A 300% devaluation in Venezuela’s currency should enable the government to reduce the public-sector deficit, but PDVSA, the state-owned oil company, is expected to issue up to $6 billion in debt this year to help plug the remaining gap.
Last year, Venezuela had a public-sector deficit of 16% of GDP, one of the highest in the emerging markets, according to Barclays. This forced the central bank to turn on the printing presses: for the year to January, the broad money supply increased by 76%, which in turn led to 56% inflation, one of the highest rates in the world.
During the past two months, Venezuela has introduced reforms to its complicated exchange-rate controls, resulting in three official systems. Dollars are sold at the official rate by exchange control agency Cadivi (recently renamed Cencoex) and the official rate is currently Bs6.30 to the dollar.
In 2013, authorities launched the Sicad (the Spanish acronym for the complementary foreign exchange system), an auction process that is an alternative source of foreign exchange for firms and individuals that were not on the Cadivi list of priorities.
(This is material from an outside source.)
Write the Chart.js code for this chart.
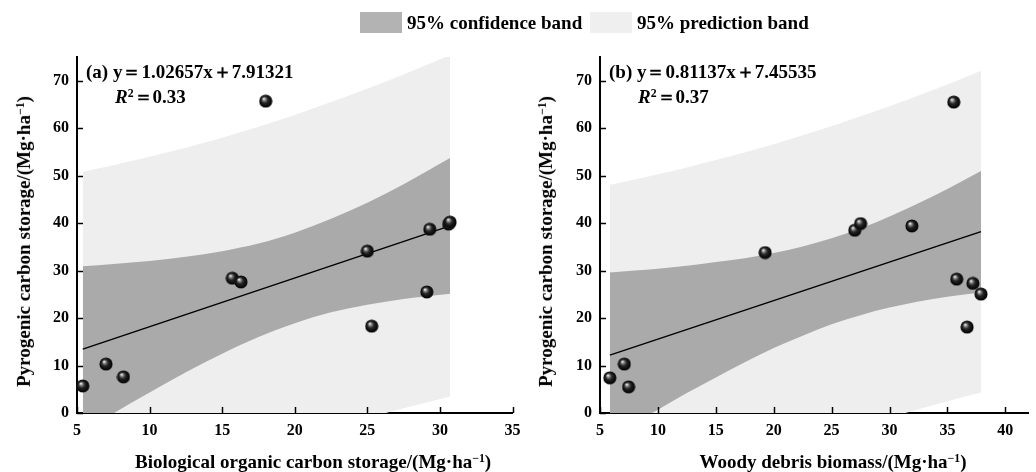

On March 24, the government introduced the Sicad II system, designed to be a free market in which individuals and firms can purchase foreign exchange without restrictions at the current price. Bids and offers are collected by authorized intermediaries, which submit them to the central bank. Currently, under Sicad I auctions, dollars can be purchased at around Bs11 each, whereas under Sicad II dollars can be acquired at around Bs51.80.
Initially, the government expected to sell around $60 million a day under the Sicad II system, but in practice it has been selling around $45 million. Venezuela also has a black market for the dollar; at the start of the year dollars were being sold on this at around Bs80. The latest reforms have caused a tightening in this market; it is now trading at around Bs67 to the dollar.
The government has not formally devalued the currency, but the changes have resulted in a de facto depreciation. Barclays estimates that this year the government will sell $12 billion under the Cencoex system, $7.4 billion under Sicad I and $11.6 billion under Sicad II.
| Workers demonstrate in
February over the lack of
dollars to pay for imported
Barclays says these auctions result in an overall implied exchange rate of Bs21.50 to the dollar, a 300% depreciation from the only official exchange rate available this time last year. “A huge devaluation is taking place,” says Alejandro Arreaza, Venezuela analyst at Barclays. “This should enable the government to gradually reduce the fiscal deficit, as one of the biggest sources of government revenue is oil exports and the government is now receiving many more bolivares once the dollars are converted. In time, inflation should also fall.”
Originally, Barclays estimated that the changes would increase government revenues by around 12%, but as smaller amounts are being auctioned under Sicad II than forecast, it says the rise will not be as high as first thought. It now predicts that the public-sector deficit will drop from 16% to between 10% and 11% of GDP this year.
Overall, Venezuela’s economic fundamentals are the worst of any emerging market economy. Barclays predicts economic contraction of 1.8% this year, combined with an inflation rate above 60%. The economic deterioration is largely attributable to a reduction in government expenditure that has been exacerbated by student protests this year that have paralysed large parts of the country. Some industries have also suffered big falls in production because they have not been able to access dollars to purchase inputs (for example, car production dropped by 80% during the first quarter, according to Barclays).
“It’s impossible to calculate the public deficit accurately,” says Alberto Ramos, Venezuela analyst at Goldman Sachs. “The government makes no concrete data available so everything is a wild guess. Furthermore, the inflation rate of 60% does not take into account many non-pecuniary costs that people suffer. One-third of goods are not available in supermarkets and often people have to queue for ages to attain those goods that are available.”
Venezuela has the highest yield on its sovereign debt among emerging market countries – in April yields on 10-year government debt stood at 12.77%. “We think this reflects a fundamental mispricing on the part of the markets,” says Francisco Rodríguez, Venezuela analyst at Bank of America Merrill Lynch. “Investors think the sovereign has a problem with its capacity to repay debt. However, the recent devaluation should help the fiscal position, and it should never be forgotten that Venezuela sits on the world’s biggest proven oil reserves.”